The plan was for these individuals to be rounded up and transported by army trucks to a pre-planned location and be ‘dealt with’.
‘The Greatest Danger to Democracy’
Marko G faced criminal allegations of illegal weapons possession. However, the court took no action to pursue or convict him over his activities within Nordkreuz. He was given a 21-month suspended sentence after the regional court in Schwerin deemed his action “a one-time lapse”.
State prosecutors have appealed the decision and the case is now set to return to a higher court once again. A further prosecution against two other members of Nordkreuz was quietly dropped by the Federal Prosecutor General in December 2021 due to “lack of sufficient suspicion”.
This is in spite of the fact that Nordkreuz was part of an identified and verifiable nationwide network across Germany, set up with its mirroring geographical divisions of military district administrations. It had aligned groups in Switzerland and Austria, and is still intact and active to this day.
For Martina Renner, a member of the German Parliament, “this is not how you fight terrorist structures – this is how you protect them”.
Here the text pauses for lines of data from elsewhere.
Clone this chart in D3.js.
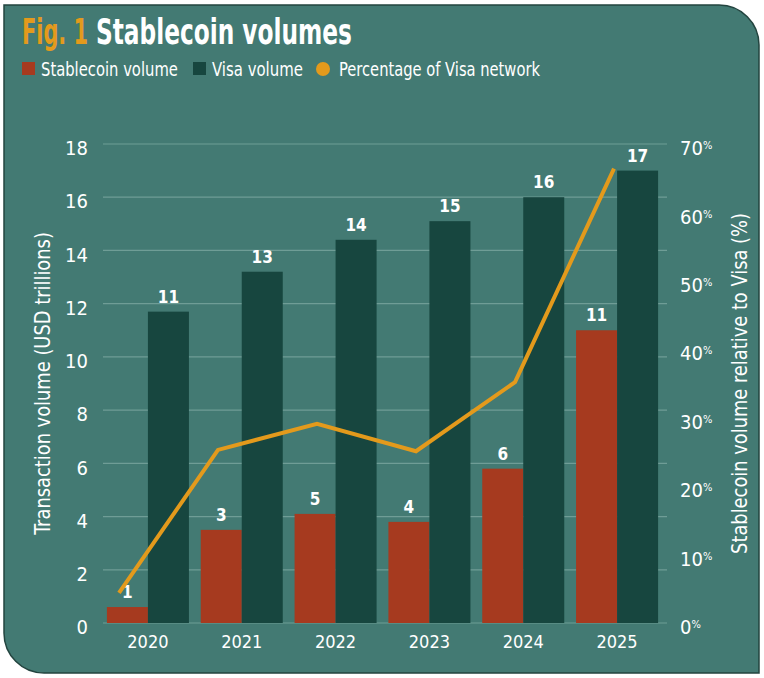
<!DOCTYPE html>
<html>
<meta charset="utf-8">
<style>
  body { margin: 0; background: #fff; }
  text { font-family: "Liberation Sans Narrow", "DejaVu Sans Condensed", sans-serif; fill: #fff; }
  .grid line { stroke: #6f9d96; stroke-width: 1.2; }
</style>
<body>
<div id="container"></div>
<script src="https://d3js.org/d3.v7.min.js"></script>
<script>
  // data
  const years = ["2020", "2021", "2022", "2023", "2024", "2025"];
  const stablecoin = [0.6, 3.5, 4.1, 3.8, 5.8, 11.0];
  const visa = [11.7, 13.2, 14.4, 15.1, 16.0, 17.0];
  const stableLabels = ["1", "3", "5", "4", "6", "11"];
  const visaLabels = ["11", "13", "14", "15", "16", "17"];
  const pctOfVisa = [4.4, 25.3, 29.1, 25.1, 35.2, 66.4];
  const leftTicks = [0, 2, 4, 6, 8, 10, 12, 14, 16, 18];
  const rightTicks = [0, 10, 20, 30, 40, 50, 60, 70];
  const seriesNames = ["Stablecoin volume", "Visa volume"];

  const colors = { stable: "#a63a1f", visa: "#17463f", line: "#e39a1c", bg: "#437a73", border: "#23443f" };

  const W = 764, H = 678;
  const svg = d3.select("#container").append("svg").attr("width", W).attr("height", H);

  // squeeze a text horizontally so it spans `width` px (the reference uses a narrow face)
  function fitText(sel, x0, y0, width, rotate) {
    const len = sel.node().getComputedTextLength();
    const k = Math.min(1, width / len);
    if (rotate) sel.attr("transform", "translate(" + x0 + "," + y0 + ") rotate(-90) scale(" + k + ",1)");
    else sel.attr("transform", "translate(" + x0 + "," + y0 + ") scale(" + k + ",1)");
  }

  // panel with two rounded corners (top-right, bottom-left)
  const px0 = 4, py0 = 5, px1 = 759, py1 = 673, r = 40;
  const panel = d3.path();
  panel.moveTo(px0, py0);
  panel.lineTo(px1 - r, py0);
  panel.arcTo(px1, py0, px1, py0 + r, r);
  panel.lineTo(px1, py1);
  panel.lineTo(px0 + r, py1);
  panel.arcTo(px0, py1, px0, py1 - r, r);
  panel.closePath();
  svg.append("path").attr("d", panel.toString())
    .attr("fill", colors.bg).attr("stroke", colors.border).attr("stroke-width", 1.5);

  // scales
  const y = d3.scaleLinear().domain([0, 18]).range([623, 144]);
  const yR = d3.scaleLinear().domain([0, 70]).range([623, 144]);
  const x = d3.scaleBand().domain(years).range([101, 664]).paddingInner(0.126).paddingOuter(0.063);
  const xs = d3.scaleBand().domain(seriesNames).range([0, x.bandwidth()]);
  const xLine = d3.scalePoint().domain(years).range([119, 614]);

  // gridlines
  svg.append("g").attr("class", "grid")
    .selectAll("line").data(leftTicks).join("line")
    .attr("x1", 103).attr("x2", 667)
    .attr("y1", d => y(d)).attr("y2", d => y(d));

  // left axis labels
  svg.append("g").selectAll("text").data(leftTicks).join("text")
    .attr("x", 88).attr("y", d => y(d) + 4).attr("dy", "0.36em")
    .attr("text-anchor", "end").attr("font-size", 20)
    .text(d => d);

  // right axis labels
  const rt = svg.append("g").selectAll("text").data(rightTicks).join("text")
    .attr("x", 680).attr("y", d => yR(d) + 4).attr("dy", "0.36em")
    .attr("font-size", 20);
  rt.append("tspan").text(d => d);
  rt.append("tspan").attr("font-size", 11).attr("dy", "-0.55em").text("%");

  // axis titles
  const midY = (y(0) + y(18)) / 2;
  const yTitleL = svg.append("text")
    .attr("text-anchor", "middle").attr("font-size", 22)
    .text("Transaction volume (USD trillions)");
  fitText(yTitleL, 50, midY, 303, true);
  const yTitleR = svg.append("text")
    .attr("text-anchor", "middle").attr("font-size", 22)
    .text("Stablecoin volume relative to Visa (%)");
  fitText(yTitleR, 747, midY, 341, true);

  // bars
  const groups = svg.append("g").selectAll("g").data(years).join("g")
    .attr("transform", d => "translate(" + x(d) + ",0)");

  groups.append("rect")
    .attr("x", xs(seriesNames[0])).attr("width", xs.bandwidth())
    .attr("y", (d, i) => y(stablecoin[i])).attr("height", (d, i) => y(0) - y(stablecoin[i]))
    .attr("fill", colors.stable);
  groups.append("rect")
    .attr("x", xs(seriesNames[1])).attr("width", xs.bandwidth())
    .attr("y", (d, i) => y(visa[i])).attr("height", (d, i) => y(0) - y(visa[i]))
    .attr("fill", colors.visa);

  // line
  const line = d3.line().x((d, i) => xLine(years[i])).y(d => yR(d));
  svg.append("path").datum(pctOfVisa)
    .attr("d", line).attr("fill", "none")
    .attr("stroke", colors.line).attr("stroke-width", 4).attr("stroke-linejoin", "miter");

  // value labels
  groups.append("text")
    .attr("x", xs(seriesNames[0]) + xs.bandwidth() / 2)
    .attr("y", (d, i) => y(stablecoin[i]) - 9)
    .attr("text-anchor", "middle").attr("font-size", 17).attr("font-weight", "bold")
    .text((d, i) => stableLabels[i]);
  groups.append("text")
    .attr("x", xs(seriesNames[1]) + xs.bandwidth() / 2)
    .attr("y", (d, i) => y(visa[i]) - 9)
    .attr("text-anchor", "middle").attr("font-size", 17).attr("font-weight", "bold")
    .text((d, i) => visaLabels[i]);

  // x axis labels
  groups.append("text")
    .attr("x", x.bandwidth() / 2).attr("y", 648)
    .attr("text-anchor", "middle").attr("font-size", 18)
    .text(d => d);

  // title
  const fig = svg.append("text")
    .attr("font-size", 36).attr("font-weight", "bold")
    .style("fill", colors.line).text("Fig. 1");
  fitText(fig, 22, 44, 66);
  const ttl = svg.append("text")
    .attr("font-size", 36).attr("font-weight", "bold")
    .text("Stablecoin volumes");
  fitText(ttl, 96, 44, 256);

  // legend
  const legend = svg.append("g");
  legend.append("rect").attr("x", 22).attr("y", 62).attr("width", 13).attr("height", 13).attr("fill", colors.stable);
  fitText(legend.append("text").attr("font-size", 19).text(seriesNames[0]), 41, 76, 137);
  legend.append("rect").attr("x", 193).attr("y", 62).attr("width", 13).attr("height", 13).attr("fill", colors.visa);
  fitText(legend.append("text").attr("font-size", 19).text(seriesNames[1]), 212, 76, 91);
  legend.append("circle").attr("cx", 323).attr("cy", 69).attr("r", 7).attr("fill", colors.line);
  fitText(legend.append("text").attr("font-size", 19).text("Percentage of Visa network"), 339, 76, 201);
</script>
</body>
</html>
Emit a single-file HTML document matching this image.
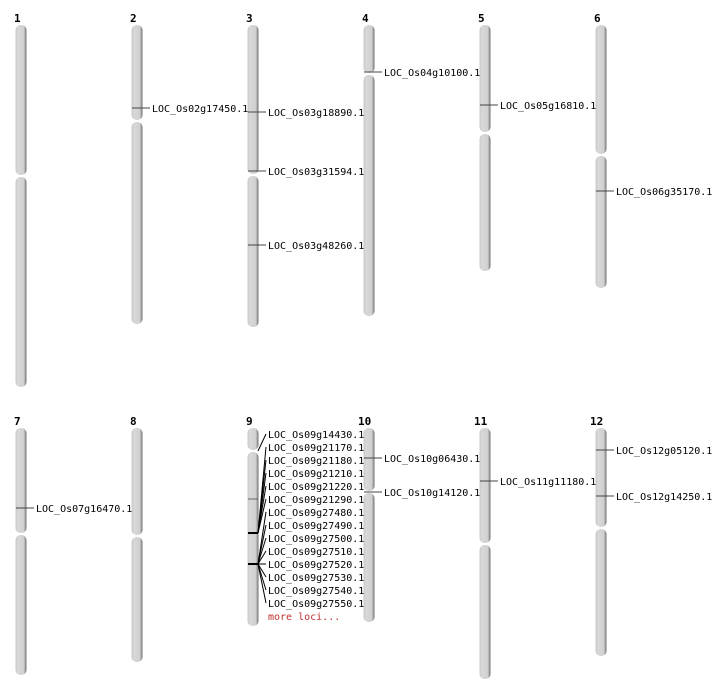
<!DOCTYPE html><html><head><style>body{margin:0;background:#fff}svg{display:block}text{font-family:"DejaVu Sans Mono","Liberation Mono",monospace;font-size:10px}.n{font-weight:bold;font-size:11px}.m{stroke:#444}.f{stroke:#000}</style></head><body>
<svg width="712" height="700" xmlns="http://www.w3.org/2000/svg">
<defs><linearGradient id="g" x1="0" x2="1"><stop offset="0" stop-color="#c8c8c8"/><stop offset="0.25" stop-color="#d8d8d8"/><stop offset="0.75" stop-color="#d0d0d0"/><stop offset="0.9" stop-color="#999"/><stop offset="1" stop-color="#666"/></linearGradient></defs>
<g fill="url(#g)">
<rect x="15.5" y="25" width="11" height="150" rx="5"/><rect x="15.5" y="177" width="11" height="210" rx="5"/>
<rect x="131.5" y="25" width="11" height="95" rx="5"/><rect x="131.5" y="122" width="11" height="202" rx="5"/>
<rect x="247.5" y="25" width="11" height="149" rx="5"/><rect x="247.5" y="176" width="11" height="151" rx="5"/>
<rect x="363.5" y="25" width="11" height="48" rx="5"/><rect x="363.5" y="75" width="11" height="241" rx="5"/>
<rect x="479.5" y="25" width="11" height="107" rx="5"/><rect x="479.5" y="134" width="11" height="137" rx="5"/>
<rect x="595.5" y="25" width="11" height="129" rx="5"/><rect x="595.5" y="156" width="11" height="132" rx="5"/>
<rect x="15.5" y="428" width="11" height="105" rx="5"/><rect x="15.5" y="535" width="11" height="140" rx="5"/>
<rect x="131.5" y="428" width="11" height="107" rx="5"/><rect x="131.5" y="537" width="11" height="125" rx="5"/>
<rect x="247.5" y="428" width="11" height="22" rx="5"/><rect x="247.5" y="452" width="11" height="174" rx="5"/>
<rect x="363.5" y="428" width="11" height="63" rx="5"/><rect x="363.5" y="493" width="11" height="129" rx="5"/>
<rect x="479.5" y="428" width="11" height="115" rx="5"/><rect x="479.5" y="545" width="11" height="134" rx="5"/>
<rect x="595.5" y="428" width="11" height="99" rx="5"/><rect x="595.5" y="529" width="11" height="127" rx="5"/>
</g>
<text class="n" x="14" y="22">1</text><text class="n" x="130" y="22">2</text><text class="n" x="246" y="22">3</text><text class="n" x="362" y="22">4</text><text class="n" x="478" y="22">5</text><text class="n" x="594" y="22">6</text>
<text class="n" x="14" y="425">7</text><text class="n" x="130" y="425">8</text><text class="n" x="246" y="425">9</text><text class="n" x="358" y="425">10</text><text class="n" x="474" y="425">11</text><text class="n" x="590" y="425">12</text>
<line class="m" x1="132" x2="150" y1="108" y2="108"/><text x="152" y="112">LOC_Os02g17450.1</text>
<line class="m" x1="248" x2="266" y1="112" y2="112"/><text x="268" y="116">LOC_Os03g18890.1</text>
<line class="m" x1="248" x2="266" y1="171" y2="171"/><text x="268" y="175">LOC_Os03g31594.1</text>
<line class="m" x1="248" x2="266" y1="245" y2="245"/><text x="268" y="249">LOC_Os03g48260.1</text>
<line class="m" x1="364" x2="382" y1="72" y2="72"/><text x="384" y="76">LOC_Os04g10100.1</text>
<line class="m" x1="480" x2="498" y1="105" y2="105"/><text x="500" y="109">LOC_Os05g16810.1</text>
<line class="m" x1="596" x2="614" y1="191" y2="191"/><text x="616" y="195">LOC_Os06g35170.1</text>
<line class="m" x1="16" x2="34" y1="508" y2="508"/><text x="36" y="512">LOC_Os07g16470.1</text>
<line class="m" x1="364" x2="382" y1="458" y2="458"/><text x="384" y="462">LOC_Os10g06430.1</text>
<line class="m" x1="364" x2="382" y1="492" y2="492"/><text x="384" y="496">LOC_Os10g14120.1</text>
<line class="m" x1="480" x2="498" y1="481" y2="481"/><text x="500" y="485">LOC_Os11g11180.1</text>
<line class="m" x1="596" x2="614" y1="450" y2="450"/><text x="616" y="454">LOC_Os12g05120.1</text>
<line class="m" x1="596" x2="614" y1="496" y2="496"/><text x="616" y="500">LOC_Os12g14250.1</text>
<line x1="248" x2="258" y1="499" y2="499" stroke="#666"/>
<line x1="248" x2="258" y1="533" y2="533" stroke="#000" stroke-width="2"/>
<line x1="248" x2="258" y1="564" y2="564" stroke="#000" stroke-width="2"/>
<line class="f" x1="258" y1="451" x2="266" y2="434"/>
<line class="f" x1="258" y1="533" x2="266" y2="447"/>
<line class="f" x1="258" y1="533" x2="266" y2="460"/>
<line class="f" x1="258" y1="533" x2="266" y2="473"/>
<line class="f" x1="258" y1="533" x2="266" y2="486"/>
<line class="f" x1="258" y1="533" x2="266" y2="499"/>
<line class="f" x1="258" y1="564" x2="266" y2="512"/>
<line class="f" x1="258" y1="564" x2="266" y2="525"/>
<line class="f" x1="258" y1="564" x2="266" y2="538"/>
<line class="f" x1="258" y1="564" x2="266" y2="551"/>
<line class="f" x1="258" y1="564" x2="266" y2="564"/>
<line class="f" x1="258" y1="564" x2="266" y2="577"/>
<line class="f" x1="258" y1="564" x2="266" y2="590"/>
<line class="f" x1="258" y1="564" x2="266" y2="603"/>
<text x="268" y="438">LOC_Os09g14430.1</text>
<text x="268" y="451">LOC_Os09g21170.1</text>
<text x="268" y="464">LOC_Os09g21180.1</text>
<text x="268" y="477">LOC_Os09g21210.1</text>
<text x="268" y="490">LOC_Os09g21220.1</text>
<text x="268" y="503">LOC_Os09g21290.1</text>
<text x="268" y="516">LOC_Os09g27480.1</text>
<text x="268" y="529">LOC_Os09g27490.1</text>
<text x="268" y="542">LOC_Os09g27500.1</text>
<text x="268" y="555">LOC_Os09g27510.1</text>
<text x="268" y="568">LOC_Os09g27520.1</text>
<text x="268" y="581">LOC_Os09g27530.1</text>
<text x="268" y="594">LOC_Os09g27540.1</text>
<text x="268" y="607">LOC_Os09g27550.1</text>
<text x="268" y="620" fill="#c03030">more loci...</text>
</svg></body></html>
In 2021, Felix Klein, the Federal Government’s Commissioner for Jewish Life in Germany, said that “nobody can deny the deadly dimension of antisemitism and right-wing extremism in Germany anymore” and that “right-wing extremism is a big threat to democracy in Germany”.
Heike Kleffner – who works at the VRBG, which provides counselling for victims of right-wing, racist and antisemitic violence – agrees with this assessment. She co-edited the 2019 book Extreme Security, that explored police and military collusion with the far-right.
“We have police officers who supply right-wing terror networks with information from police databases on political enemies,” she told Byline Times. “And we have police officers who spread antisemitic and National Socialist propaganda.”
The Military Counterintelligence Service has noted how the number of military and security personnel linked to far-right extremism has been increasing year on year, from 2018 to 2020. However, the recorded numbers of staff within the security services holding right-wing extremist views is still proportionally very low.
But, despite these low numbers, Interior Minister Nancy Faeser is clear that a problem exists. In her inaugural speech to the German Parliament in January, she said: “We will do everything in our power to stop radicalisation, dismantle right-wing extremist networks and consistently take away the weapons of extremists… The greatest danger to democracy is right wing extremism.”
“If trained elite soldiers now become radicalised, that is of course a completely different level of threat,” said Dirk Laabs – author of Enemies of the State in Uniform: How Militant Right-Wingers Infiltrate Our Institutions – during a talk with Nicholas Potter of the Amadeu Antonio Foundation.
“I think the term ‘shadow army’ is an exaggeration. There is no army that could be activated for a civil war against the Bundeswehr. But there is a very dangerous small group of radicalised and partly right-wing extremist soldiers and police officers and it has to be said: it will be very difficult to keep this group under control.”